5th & 6th October 2024 Royal Cornwall Events
Centre, Wadebridge, Sat 10 – 4.30 & Sun 10 – 4

The colourful life of globally inspired abstract artist Basma Ashworth

Both a painter and textile artist Basma Ashworth draws inspiration from the surrounding landscape and unique natural light of Cornwall.

We were able to draw her away from her Cornwall studio to find out more about her art and what inspires her… 

Tell us about your exotic background…
Been born and brought up in a remote area in the mountain of Kurdistan on the border between Turkey, Syria and Iraq my memories are of a barren and hostile winter landscape with mountains covered in deep snow, which gives way to a glorious spring and summertime.

The people respond by dressing elaborately in beautiful hand-made and naturally dyed material like silk and velvet in riots of colours. Decorated from head to toe by elaborate jewelleries of gold and silver.
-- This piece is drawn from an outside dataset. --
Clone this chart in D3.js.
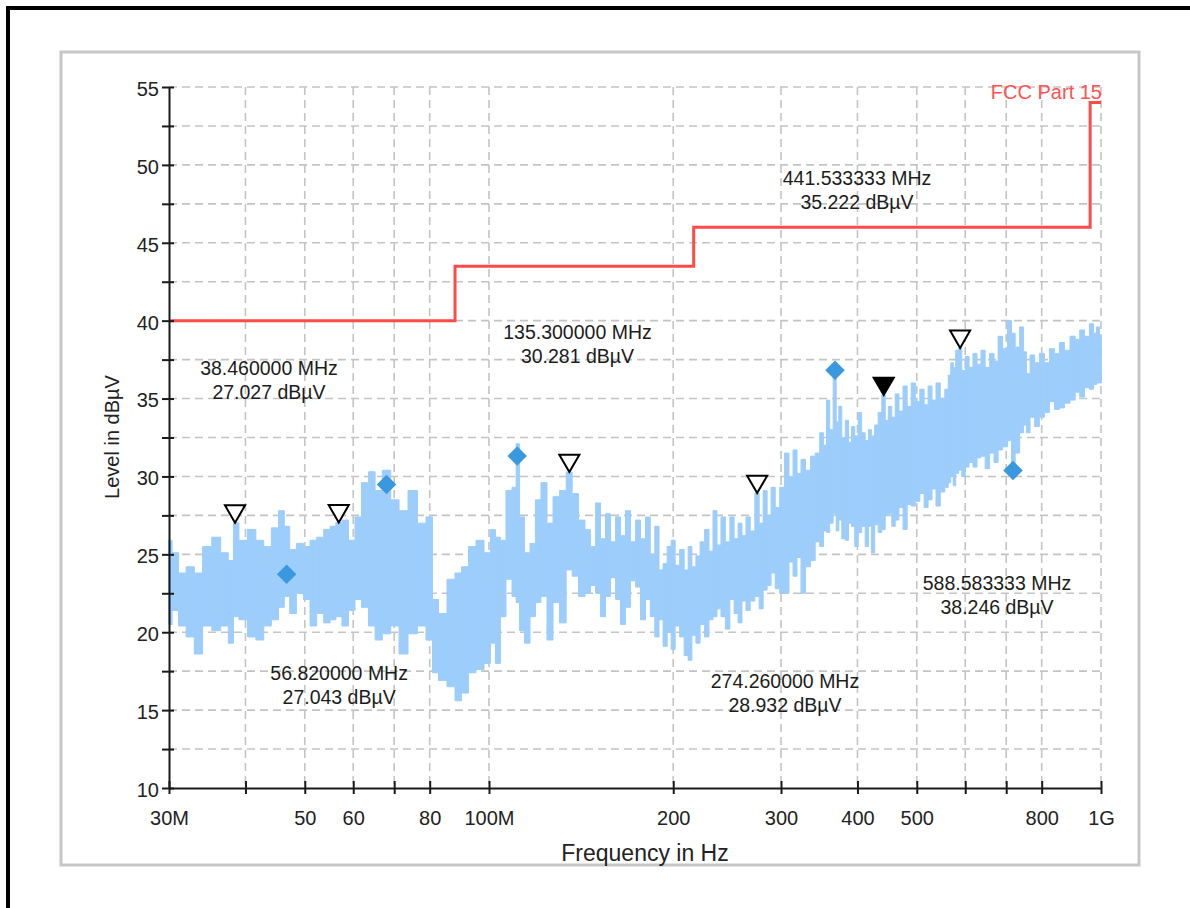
<!DOCTYPE html>
<html><head><meta charset="utf-8">
<script src="https://cdn.jsdelivr.net/npm/d3@7"></script>
<style>html,body{margin:0;padding:0;background:#fff;overflow:hidden;} svg{display:block;}</style>
</head><body>
<svg id="chart" width="1190" height="908"></svg>
<script>
// ---- data ----
const specFreqMHz = [30.0,30.7,31.5,32.5,33.5,34.6,35.9,37.0,38.0,38.46,39.6,41.0,42.2,43.5,44.7,45.9,46.7,47.8,49.1,50.4,51.6,53.0,54.4,55.6,56.82,58.2,59.7,61.1,62.7,64.4,65.9,68.0,70.2,72.4,75.1,77.7,80.1,81.6,83.8,87.0,89.0,91.4,93.8,96.7,99.6,101.5,103.4,105.4,107.8,110.3,111.2,113.2,115.4,118.0,120.2,123.0,125.8,128.7,132.1,135.3,138.2,141.9,145.1,148,150.7,153.5,156.5,159.5,162.5,165.5,168.7,172,175.2,178.5,181.9,185,188.2,191,194.0,197,199.9,203,206.8,210,213.1,216,219.6,223,227.1,230.5,234.1,237.5,241.2,245.5,249.5,253.5,257.1,261,265.0,269.5,274.26,278.5,282.5,287,291.1,296,301.1,306.8,311.5,316.3,321,325.9,332,338.4,344,350.2,354,358.1,362.5,367.6,371,374.7,379.5,384.6,389,393.4,398.5,403.8,409,414.6,419,424.0,429.5,435.3,441.53,446.5,452.2,458,464.2,471,478.6,486,493.2,501.5,510.1,518,525.6,533.5,541.6,551,560.2,565.5,570.9,576,581.8,588.58,596,604.2,613,622.5,632,641.4,652,663.5,674,684.0,697,710.0,718.2,730,742.8,751,759.7,772,786.1,800,816.3,831,847.4,863,880.1,900.0,915,931.2,948,966.8,978,988.9,1000];
const specHi = [25.9,25.1,23.8,24.2,23.8,25.5,26.1,25.1,24.6,27.03,25.9,26.6,25.9,25.5,26.7,27.8,26.8,25.3,25.7,25.5,25.9,26.1,26.6,26.8,27.04,27.2,25.9,27.4,29.6,30.3,29.1,30.4,28.5,27.8,29.1,27.0,27.4,22.1,21.2,23.4,23.8,24.2,25.5,25.9,25.1,26.6,26.1,25.9,29.1,29.3,32.1,27.4,25.1,25.7,28.5,29.6,27.0,28.7,29.1,30.28,28.9,27.2,26.6,25.5,28.3,26.0,27.6,25.8,27.4,26.2,27.8,25.8,27.2,26.0,27.4,25.0,26.8,24.0,24.4,25.5,25.9,24.3,25.3,24.0,25.5,24.2,24.9,25.8,26.6,25.2,27.8,25.6,27.4,25.8,27.4,26.0,27.0,26.2,27.4,26.5,28.93,27.0,29.1,27.5,29.3,28.0,29.3,31.5,30.0,31.7,30.2,31.1,30.4,31.3,31.5,32.8,32.0,34.9,33.0,36.8,33.5,34.5,32.5,33.6,32.2,33.2,32.6,34.1,32.8,32.3,33.0,32.6,33.3,34.1,35.22,33.6,34.5,33.8,35.3,34.2,35.8,34.5,36.0,34.8,35.6,34.6,35.8,34.9,36.0,35.0,35.6,36.5,37.3,37.0,38.1,38.25,36.8,37.7,37.0,37.9,37.2,38.1,37.0,37.9,37.4,39.0,38.2,40.0,39.2,38.3,39.6,38.0,36.6,37.8,37.3,37.9,37.3,38.2,37.9,38.6,38.1,39.0,38.8,39.4,39.0,39.8,39.2,39.6,39.0];
const specLo = [20.5,21.4,20.4,19.7,18.6,20.4,20.1,20.4,19.3,21.0,20.8,19.7,19.5,20.4,20.8,21.6,22.3,21.2,22.5,22.1,20.4,21.2,20.6,20.8,21.0,20.4,21.4,22.1,21.6,20.4,19.5,19.9,20.4,18.6,19.9,20.4,19.5,17.4,16.9,16.5,15.6,16.1,17.4,17.6,18.0,19.3,18.0,21.0,23.4,22.3,21.9,20.1,19.3,21.0,21.9,22.3,19.5,21.9,20.6,24.0,23.6,22.3,22.5,23.0,22.5,21.0,22.3,23.5,22.1,20.5,21.6,23.3,22.9,20.8,22.1,21.0,19.7,20.8,19.1,20.0,18.9,20.4,19.7,18.5,18.2,19.8,19.3,20.5,19.7,20.8,21.0,21.5,21.0,20.2,22.1,21.2,20.6,22.0,21.4,22.0,22.3,21.5,22.7,23.0,23.8,22.8,22.5,22.5,24.5,23.6,24.8,22.5,24.2,24.6,25.8,25.5,26.5,26.4,27.0,27.6,26.5,27.2,26.0,25.9,27.0,26.8,25.5,26.4,26.8,25.5,26.8,25.1,26.9,26.4,26.6,27.5,27.6,26.8,27.2,28.0,26.6,28.2,28.1,28.4,28.9,28.0,28.5,29.2,28.1,29.0,29.3,29.6,30.0,29.4,30.2,30.4,30.0,30.6,30.9,30.6,31.2,31.3,30.5,31.5,30.9,31.7,31.9,32.3,30.8,31.5,32.8,33.3,32.8,33.8,33.2,33.8,34.1,34.8,34.3,34.4,34.7,34.9,35.4,35.1,35.7,35.6,35.9,36.0,36.0];

const limitFreqMHz = [30, 88, 216, 960, 1000];
const limitLevel   = [40, 43.5, 46, 54, 54];
const limitName = "FCC Part 15";

const peakFreqMHz = [38.46, 56.82, 135.3, 274.26, 441.533333, 588.583333];
const peakLevel   = [27.027, 27.043, 30.281, 28.932, 35.222, 38.246];
const peakSelected = [false, false, false, false, true, false];
// label anchor (centre of text, baseline of first line) in data units
const labelFreqMHz = [43.7, 56.9, 139.5, 304.5, 399.3, 676.3];
const labelLevel   = [36.52, 16.94, 38.83, 16.43, 48.71, 22.72];

const qpFreqMHz = [46.7, 68.0, 111.2, 367.6, 718.2];
const qpLevel   = [23.72, 29.49, 31.31, 36.82, 30.38];

const xTickMHz    = [30, 40, 50, 60, 70, 80, 100, 200, 300, 400, 500, 600, 700, 800, 1000];
const xTickLabels = ["30M", "", "50", "60", "", "80", "100M", "200", "300", "400", "500", "", "", "800", "1G"];
const yTicks      = [10, 12.5, 15, 17.5, 20, 22.5, 25, 27.5, 30, 32.5, 35, 37.5, 40, 42.5, 45, 47.5, 50, 52.5, 55];
const yTickLabels = ["10", "", "15", "", "20", "", "25", "", "30", "", "35", "", "40", "", "45", "", "50", "", "55"];

const xTitle = "Frequency in Hz";
const yTitle = "Level in dBµV";

// ---- drawing ----
const svg = d3.select("#chart");
const FONT = "'Liberation Sans', Arial, sans-serif";
const x = d3.scaleLog().domain([30e6, 1e9]).range([169, 1101]);
const y = d3.scaleLinear().domain([10, 55]).range([788, 87]);

// outer frames
svg.append("rect").attr("x", 8).attr("y", 8).attr("width", 1200).attr("height", 920)
  .attr("fill", "#fff").attr("stroke", "#000").attr("stroke-width", 4);
svg.append("rect").attr("x", 61).attr("y", 52).attr("width", 1078).attr("height", 813)
  .attr("fill", "#fff").attr("stroke", "#c6c6c6").attr("stroke-width", 3);

// grid
const grid = svg.append("g").attr("stroke", "#c4c4c4").attr("stroke-width", 1.6).attr("stroke-dasharray", "8,5");
grid.selectAll("line.h").data(yTicks.filter(v => v > 10)).join("line").attr("class", "h")
  .attr("x1", x(30e6)).attr("x2", x(1e9)).attr("y1", d => y(d)).attr("y2", d => y(d));
grid.selectAll("line.v").data(xTickMHz.filter(v => v > 30)).join("line").attr("class", "v")
  .attr("x1", d => x(d * 1e6)).attr("x2", d => x(d * 1e6)).attr("y1", y(55)).attr("y2", y(10));

// spectrum
const SPEC = "#9dcdfb";
const spec = specFreqMHz.map((f, i) => ({ f: f * 1e6, hi: specHi[i], lo: specLo[i] }));
svg.append("path").datum(spec)
  .attr("d", d3.area().x(d => x(d.f)).y0(d => y(d.lo)).y1(d => y(d.hi)).curve(d3.curveStep))
  .attr("fill", SPEC).attr("stroke", SPEC).attr("stroke-width", 1);
svg.append("g").attr("stroke", SPEC).attr("stroke-width", 1.5)
  .selectAll("line").data(spec).join("line")
  .attr("x1", d => x(d.f)).attr("x2", d => x(d.f)).attr("y1", d => y(d.lo)).attr("y2", d => y(d.hi));

// limit line
const lim = limitFreqMHz.map((f, i) => ({ f: f * 1e6, v: limitLevel[i] }));
svg.append("path").datum(lim)
  .attr("d", d3.line().x(d => x(d.f)).y(d => y(d.v)).curve(d3.curveStepAfter))
  .attr("fill", "none").attr("stroke", "#ff4a4a").attr("stroke-width", 3);
svg.append("text").attr("x", x(1e9) + 1).attr("y", y(limitLevel[3]) - 4)
  .attr("text-anchor", "end").attr("font-family", FONT).attr("font-size", 20)
  .attr("fill", "#ff5252").text(limitName);

// axes
const yAxis = svg.append("g").attr("transform", `translate(${x(30e6)},0)`)
  .call(d3.axisLeft(y).tickValues(yTicks).tickFormat((d, i) => yTickLabels[i]).tickSize(7).tickSizeOuter(0).tickPadding(3));
yAxis.selectAll(".tick line").attr("x1", 5).attr("stroke", "#1a1a1a").attr("stroke-width", 2);
yAxis.select(".domain").attr("stroke", "#1a1a1a").attr("stroke-width", 2);
yAxis.selectAll(".tick text").attr("font-family", FONT).attr("font-size", 20).attr("fill", "#222").attr("dy", "0.42em");

const xAxis = svg.append("g").attr("transform", `translate(0,${y(10)})`)
  .call(d3.axisBottom(x).tickValues(xTickMHz.map(v => v * 1e6)).tickFormat((d, i) => xTickLabels[i]).tickSize(6).tickSizeOuter(0).tickPadding(17));
xAxis.selectAll(".tick line").attr("y1", -7).attr("stroke", "#1a1a1a").attr("stroke-width", 2);
xAxis.select(".domain").attr("stroke", "#1a1a1a").attr("stroke-width", 2);
xAxis.selectAll(".tick text").attr("font-family", FONT).attr("font-size", 20).attr("fill", "#222");

// axis titles
svg.append("text").attr("transform", "translate(119,437) rotate(-90)").attr("text-anchor", "middle")
  .attr("font-family", FONT).attr("font-size", 20).attr("fill", "#222").text(yTitle);
svg.append("text").attr("x", 645).attr("y", 861).attr("text-anchor", "middle")
  .attr("font-family", FONT).attr("font-size", 23).attr("fill", "#222").text(xTitle);

// quasi-peak diamonds
svg.append("g").selectAll("path").data(qpFreqMHz).join("path")
  .attr("d", d3.symbol(d3.symbolSquare, 190)())
  .attr("transform", (d, i) => `translate(${x(d * 1e6)},${y(qpLevel[i])}) rotate(45)`)
  .attr("fill", "#3a98de");

// peak triangles (tip at value)
const triSize = 175;
const triR = Math.sqrt(triSize / (Math.sqrt(3) * 3));
svg.append("g").selectAll("path").data(peakFreqMHz).join("path")
  .attr("d", d3.symbol(d3.symbolTriangle, triSize)())
  .attr("transform", (d, i) => `translate(${x(d * 1e6)},${y(peakLevel[i]) - 2 * triR}) rotate(180)`)
  .attr("fill", (d, i) => peakSelected[i] ? "#000" : "#fff")
  .attr("stroke", "#000").attr("stroke-width", 2).attr("stroke-linejoin", "miter");

// peak labels
const lab = svg.append("g").attr("font-family", FONT).attr("font-size", 19.5).attr("fill", "#1c1c1c").attr("text-anchor", "middle");
peakFreqMHz.forEach((f, i) => {
  const t = lab.append("text").attr("x", x(labelFreqMHz[i] * 1e6)).attr("y", y(labelLevel[i]));
  t.append("tspan").attr("x", x(labelFreqMHz[i] * 1e6)).text(`${f.toFixed(6)} MHz`);
  t.append("tspan").attr("x", x(labelFreqMHz[i] * 1e6)).attr("dy", 24).text(`${peakLevel[i].toFixed(3)} dBµV`);
});
</script>
</body></html>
What do you love about Cornwall?
Cornwall feels right – the light, the skies, the cliffs and the moors all remind me of home, and of course it has the added bonus of the sea.

It feels cosmopolitan, people choose to live here and that makes a big difference.

Tell us about your style of painting…
My aim is to produce a very pure and translucent painting, the texture comes from the paint itself so it doesn’t crack and it flows.

I use different materials and medium and also apply different techniques, I make my own oil paint, which I finish the painting with or paint with it from start to finish. Also I use top quality acrylic paint.

Being a colourist I am inspired and influenced by the Masters of Colours being abstract expressionist or impressionist painters. My work is to do with the process of painting rather than the image itself, the art work emerges from the interaction of marks I make on the surface with the colours and line and textures.

My relationship with the surface has a major influence on the way I make work. What I paint has a lot to do with layering and finding paths inside shapes; the colour and lines describe my journeys through life.

What are your paintings of?
I try to convey ‘somethings’ through my paintings, because they come from within. People always read ‘something’ in them and are drawn to them.

But I always start with a mark on the canvas which is usually inspired by a fleeting moment, a distant memory. I do have a very photographic one, and that first mark leads me on. The paintings usually take control and I follow on until the painting is resolved.

So I am very happy that people see in them what they want to see and feel connected to the paintings. And I feel that if the people relate to the paintings in any way then my job is done.

Has your background as a scientist influenced your art?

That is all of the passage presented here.